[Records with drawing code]

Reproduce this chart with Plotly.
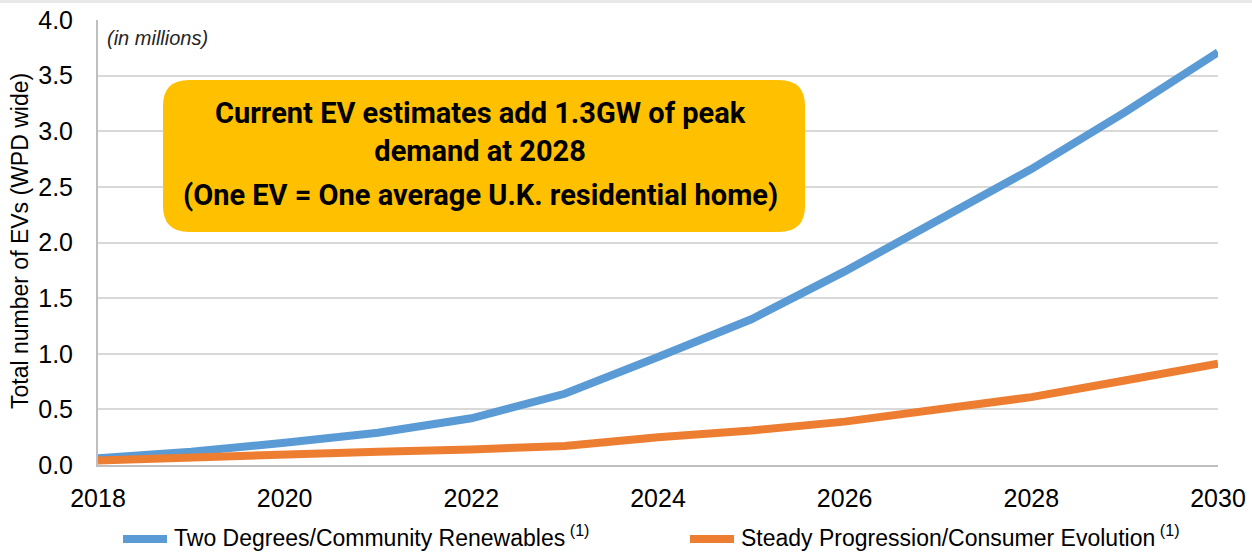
import plotly.graph_objects as go

years = list(range(2018, 2031))
two_degrees = [0.06, 0.12, 0.20, 0.29, 0.42, 0.64, 0.97, 1.31, 1.74, 2.19, 2.66, 3.17, 3.71]
steady = [0.04, 0.07, 0.09, 0.12, 0.14, 0.17, 0.25, 0.31, 0.39, 0.50, 0.61, 0.76, 0.91]
series_names = ["Two Degrees/Community Renewables",
                "Steady Progression/Consumer Evolution"]
colors = ["#5B9BD5", "#ED7D31"]
y_ticks = [0, 0.5, 1, 1.5, 2, 2.5, 3, 3.5, 4]

fig = go.Figure()
for name, vals, col in zip(series_names, [two_degrees, steady], colors):
    fig.add_trace(go.Scatter(x=years, y=vals, mode="lines", name=name,
                             line=dict(color=col, width=8)))

W, H = 1252, 553
L, R, T, B = 98, 34, 20, 88
pw, ph = W - L - R, H - T - B

def px2paper(x, y):
    return (x - L) / pw, 1 - (y - T) / ph

# rounded box
x0, y0, x1, y1, r = 163, 80, 805, 232, 26
def P(x, y):
    a, b = px2paper(x, y)
    return f"{a:.5f},{b:.5f}"
path = (f"M {P(x0+r,y0)} L {P(x1-r,y0)} Q {P(x1,y0)} {P(x1,y0+r)} "
        f"L {P(x1,y1-r)} Q {P(x1,y1)} {P(x1-r,y1)} L {P(x0+r,y1)} "
        f"Q {P(x0,y1)} {P(x0,y1-r)} L {P(x0,y0+r)} Q {P(x0,y0)} {P(x0+r,y0)} Z")
fig.add_shape(type="path", path=path, xref="paper", yref="paper",
              fillcolor="#FFC000", line=dict(width=0), layer="above")

# faint top border
fig.add_shape(type="line", xref="paper", yref="paper",
              x0=px2paper(0, 0)[0], x1=px2paper(W, 0)[0],
              y0=px2paper(0, 1.5)[1], y1=px2paper(0, 1.5)[1],
              line=dict(color="#E8E8E8", width=3))

bold_font = dict(family="Roboto, Liberation Sans, Arial", size=29, color="black")
cx = px2paper(480, 0)[0]
fig.add_annotation(x=cx, y=px2paper(0, 132)[1], xref="paper", yref="paper",
                   text="<b>Current EV estimates add 1.3GW of peak<br>demand at 2028</b>",
                   showarrow=False, font=bold_font, align="center", yanchor="middle")
fig.add_annotation(x=cx, y=px2paper(0, 195)[1], xref="paper", yref="paper",
                   text="<b>(One EV = One average U.K. residential home)</b>",
                   showarrow=False, font=bold_font, align="center", yanchor="middle")
fig.add_annotation(x=px2paper(105, 0)[0], y=px2paper(0, 38)[1], xref="paper", yref="paper",
                   text="<i>(in millions)</i>", showarrow=False, xanchor="left", yanchor="middle",
                   font=dict(family="Liberation Sans, Arial", size=20, color="#262626"))

# y axis title
fig.add_annotation(x=px2paper(20, 0)[0], y=px2paper(0, 241)[1], xref="paper", yref="paper",
                   text="Total number of EVs (WPD wide)", textangle=-90, showarrow=False,
                   xanchor="center", yanchor="middle",
                   font=dict(family="Liberation Sans, Arial", size=23, color="black"))

# manual legend
leg_y = 539
leg_items = [(123, 167, 172), (690, 734, 739)]
for (lx0, lx1, tx), name, col in zip(leg_items, series_names, colors):
    fig.add_shape(type="line", xref="paper", yref="paper",
                  x0=px2paper(lx0, 0)[0], x1=px2paper(lx1, 0)[0],
                  y0=px2paper(0, leg_y)[1], y1=px2paper(0, leg_y)[1],
                  line=dict(color=col, width=8))
    fig.add_annotation(x=px2paper(tx, 0)[0], y=px2paper(0, leg_y - 3)[1], xref="paper", yref="paper",
                       text=name + "\u2009<sup>(1)</sup>", showarrow=False, xanchor="left", yanchor="middle",
                       font=dict(family="Liberation Sans, Arial", size=23, color="black"))

fig.update_layout(
    width=W, height=H,
    margin=dict(l=L, r=R, t=T, b=B, autoexpand=False),
    plot_bgcolor="white", paper_bgcolor="white",
    font=dict(family="Liberation Sans, Arial", color="black"),
    showlegend=False,
    xaxis=dict(range=[2018, 2030], tickvals=list(range(2018, 2031, 2)),
               showgrid=False, showline=True, linecolor="#BFBFBF", linewidth=2,
               ticks="", ticklabelstandoff=10,
               tickfont=dict(size=25, color="black"), zeroline=False),
    yaxis=dict(range=[0, 4], tickvals=y_ticks, tickformat=".1f",
               showgrid=True, gridcolor="#D9D9D9", gridwidth=2,
               showline=True, linecolor="#BFBFBF", linewidth=2,
               ticks="", ticklabelstandoff=18,
               tickfont=dict(size=25, color="black"), zeroline=False),
)
fig.write_html("out.html", config={"displayModeBar": False},
               post_script="document.body.style.margin='0px';")
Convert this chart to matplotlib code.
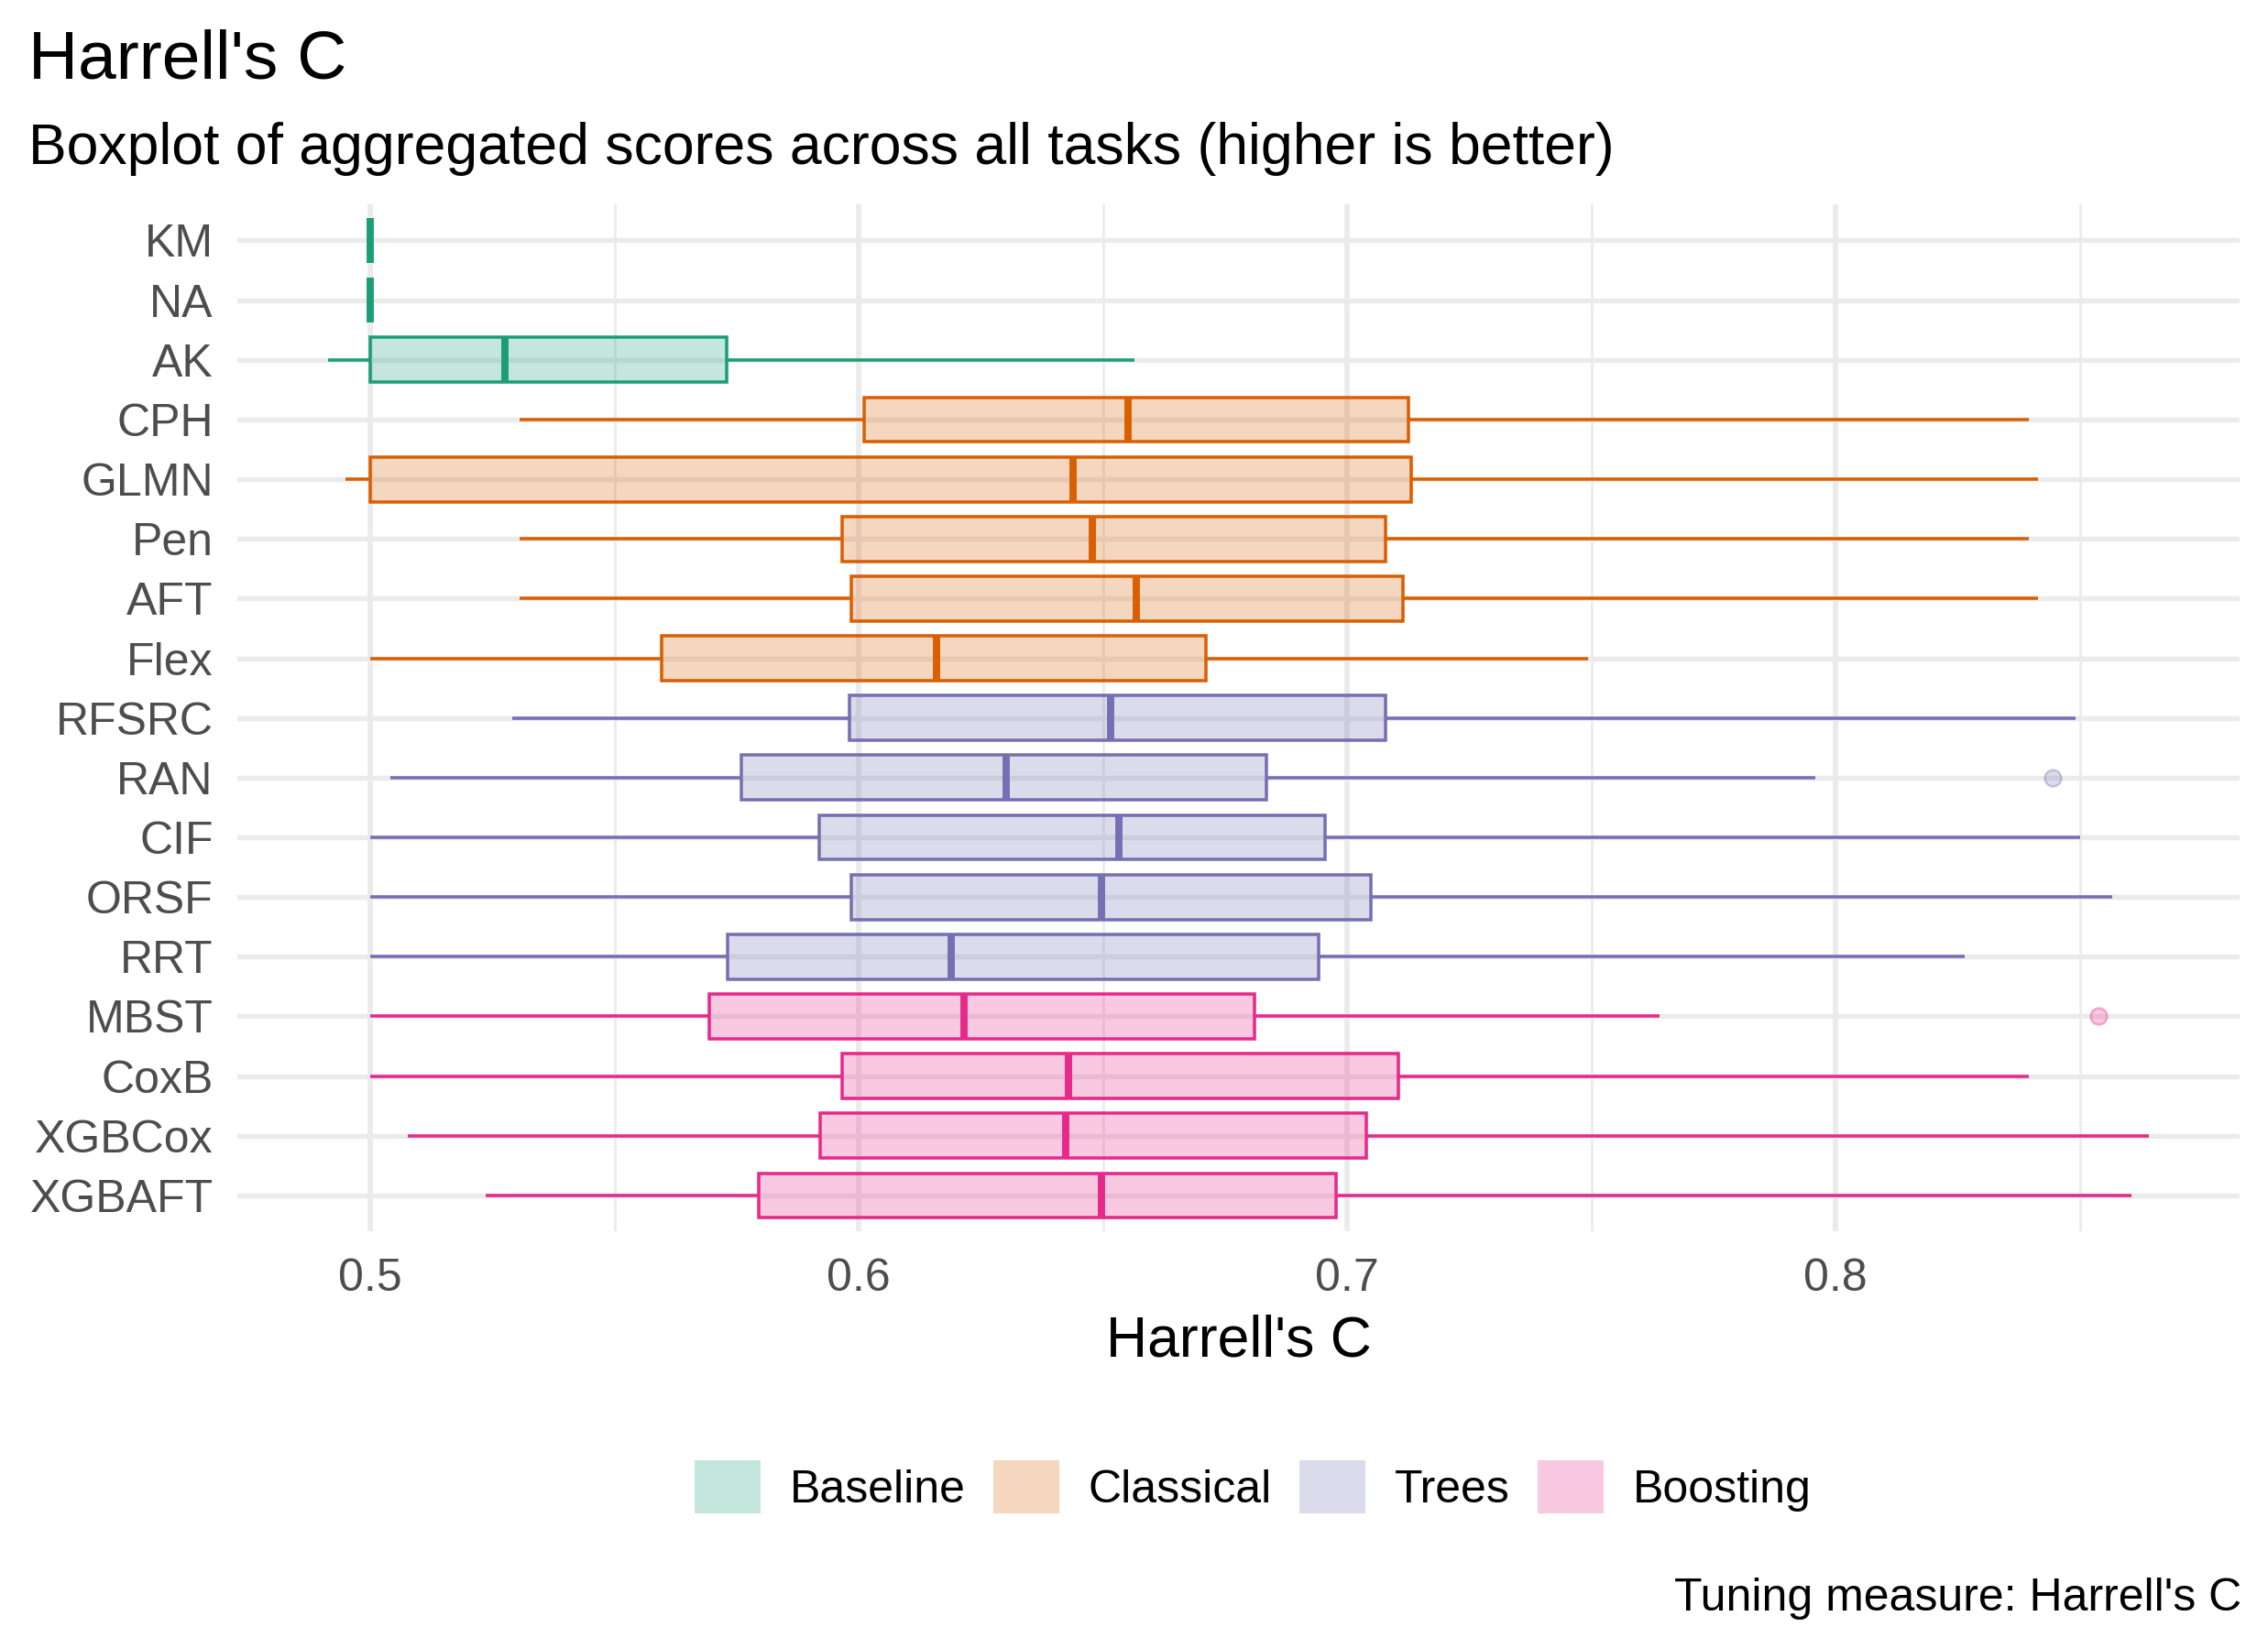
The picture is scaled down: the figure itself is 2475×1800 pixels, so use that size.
import matplotlib
matplotlib.use("Agg")
import matplotlib.pyplot as plt
from matplotlib.patches import Patch
from matplotlib.colors import to_rgba

plt.rcParams['font.family'] = ['Liberation Sans', 'DejaVu Sans']

# ---------------- data ----------------
models = ["KM", "NA", "AK", "CPH", "GLMN", "Pen", "AFT", "Flex", "RFSRC", "RAN",
          "CIF", "ORSF", "RRT", "MBST", "CoxB", "XGBCox", "XGBAFT"]
groups = ["Baseline"] * 3 + ["Classical"] * 5 + ["Trees"] * 5 + ["Boosting"] * 4
whislo = [0.500, 0.500, 0.4914, 0.5305, 0.4950, 0.5305, 0.5305, 0.5000, 0.5290, 0.5042,
          0.5000, 0.5000, 0.5000, 0.5000, 0.5000, 0.5077, 0.5237]
q1 = [0.500, 0.500, 0.5000, 0.6011, 0.5000, 0.5967, 0.5984, 0.5596, 0.5981, 0.5759,
      0.5919, 0.5984, 0.5732, 0.5694, 0.5967, 0.5922, 0.5795]
med = [0.500, 0.500, 0.5276, 0.6551, 0.6438, 0.6479, 0.6568, 0.6159, 0.6515, 0.6302,
       0.6533, 0.6497, 0.6189, 0.6216, 0.6429, 0.6423, 0.6497]
q3 = [0.500, 0.500, 0.5729, 0.7126, 0.7132, 0.7078, 0.7114, 0.6711, 0.7078, 0.6835,
      0.6954, 0.7049, 0.6942, 0.6811, 0.7105, 0.7040, 0.6977]
whishi = [0.500, 0.500, 0.6565, 0.8395, 0.8415, 0.8395, 0.8415, 0.7493, 0.8492, 0.7959,
          0.8501, 0.8567, 0.8264, 0.7639, 0.8395, 0.8641, 0.8606]
outliers = {"RAN": [0.8445], "MBST": [0.8539]}

group_names = ["Baseline", "Classical", "Trees", "Boosting"]
group_colors = {"Baseline": "#1B9E77", "Classical": "#D95F02",
                "Trees": "#7570B3", "Boosting": "#E7298A"}
x_ticks = [0.5, 0.6, 0.7, 0.8]
x_minor = [0.55, 0.65, 0.75, 0.85]

title = "Harrell's C"
subtitle = "Boxplot of aggregated scores across all tasks (higher is better)"
xlabel = "Harrell's C"
caption = "Tuning measure: Harrell's C"

# ---------------- figure ----------------
fig = plt.figure(figsize=(8.25, 6), dpi=300)
ax = fig.add_axes([0.1046, 0.2533, 0.9875 - 0.1046, 0.8759 - 0.2533])

FILL_ALPHA = 0.25
BOX_LW = 0.85
MED_LW = 1.9

for i, m in enumerate(models):
    c = group_colors[groups[i]]
    stats = [dict(med=med[i], q1=q1[i], q3=q3[i], whislo=whislo[i], whishi=whishi[i],
                  fliers=outliers.get(m, []), label=m)]
    kw = dict(positions=[i], widths=0.75, patch_artist=True, showcaps=False,
              boxprops=dict(facecolor=to_rgba(c, FILL_ALPHA), edgecolor=c, linewidth=BOX_LW),
              whiskerprops=dict(color=c, linewidth=BOX_LW, solid_capstyle='butt'),
              medianprops=dict(color=c, linewidth=MED_LW, solid_capstyle='butt'),
              flierprops=dict(marker='o', markersize=4.3, markerfacecolor=to_rgba(c, 0.25),
                              markeredgecolor=to_rgba(c, 0.35), markeredgewidth=0.6,
                              linestyle='none'),
              manage_ticks=False, zorder=3)
    try:
        ax.bxp(stats, orientation='horizontal', **kw)
    except TypeError:
        ax.bxp(stats, vert=False, **kw)

# axes limits (ggplot-like expansion)
lo = min(whislo + [v for vs in outliers.values() for v in vs])
hi = max(whishi + [v for vs in outliers.values() for v in vs])
pad = 0.05 * (hi - lo)
ax.set_xlim(lo - pad, hi + pad)
ax.set_ylim(len(models) - 1 + 0.6, -0.6)

ax.set_xticks(x_ticks)
ax.set_xticklabels([f"{t:g}" for t in x_ticks])
ax.set_xticks(x_minor, minor=True)
ax.set_yticks(range(len(models)))
ax.set_yticklabels(models)

ax.tick_params(axis='both', which='both', length=0)
ax.tick_params(axis='x', which='major', pad=7, labelsize=12, labelcolor='#4D4D4D')
ax.tick_params(axis='y', which='major', pad=6.3, labelsize=12, labelcolor='#4D4D4D')

ax.set_axisbelow(True)
ax.grid(axis='x', which='major', color='#EBEBEB', linewidth=1.4)
ax.grid(axis='x', which='minor', color='#EBEBEB', linewidth=0.65)
ax.grid(axis='y', which='major', color='#EBEBEB', linewidth=1.3)
for s in ax.spines.values():
    s.set_visible(False)

ax.set_xlabel(xlabel, fontsize=15, labelpad=3.7, color='black')

# titles
fig.text(0.0125, 1 - 85 / 1800, title, fontsize=18, ha='left', va='baseline')
fig.text(0.0125, 1 - 179.3 / 1800, subtitle, fontsize=15, ha='left', va='baseline')
fig.text(0.9883, 1 - 1758 / 1800, caption, fontsize=12, ha='right', va='baseline')

# legend
handles = [Patch(facecolor=to_rgba(group_colors[g], FILL_ALPHA), edgecolor='none', label=g)
           for g in group_names]
fig.legend(handles=handles, loc='center', bbox_to_anchor=(0.5525, 1 - 1623 / 1800),
           ncol=4, frameon=False, fontsize=12, handlelength=1.44, handleheight=1.42,
           handletextpad=0.64, columnspacing=0.6, borderpad=0, borderaxespad=0)

fig.savefig("out.png", dpi=300)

Your instructions
Starting at the top of the listing above, reproduce each line up to and including the one with "line=dict(color=col, width=8)))"; omit the pictures.

Result below
Reproduce this chart with Plotly.
import plotly.graph_objects as go

years = list(range(2018, 2031))
two_degrees = [0.06, 0.12, 0.20, 0.29, 0.42, 0.64, 0.97, 1.31, 1.74, 2.19, 2.66, 3.17, 3.71]
steady = [0.04, 0.07, 0.09, 0.12, 0.14, 0.17, 0.25, 0.31, 0.39, 0.50, 0.61, 0.76, 0.91]
series_names = ["Two Degrees/Community Renewables",
                "Steady Progression/Consumer Evolution"]
colors = ["#5B9BD5", "#ED7D31"]
y_ticks = [0, 0.5, 1, 1.5, 2, 2.5, 3, 3.5, 4]

fig = go.Figure()
for name, vals, col in zip(series_names, [two_degrees, steady], colors):
    fig.add_trace(go.Scatter(x=years, y=vals, mode="lines", name=name,
                             line=dict(color=col, width=8)))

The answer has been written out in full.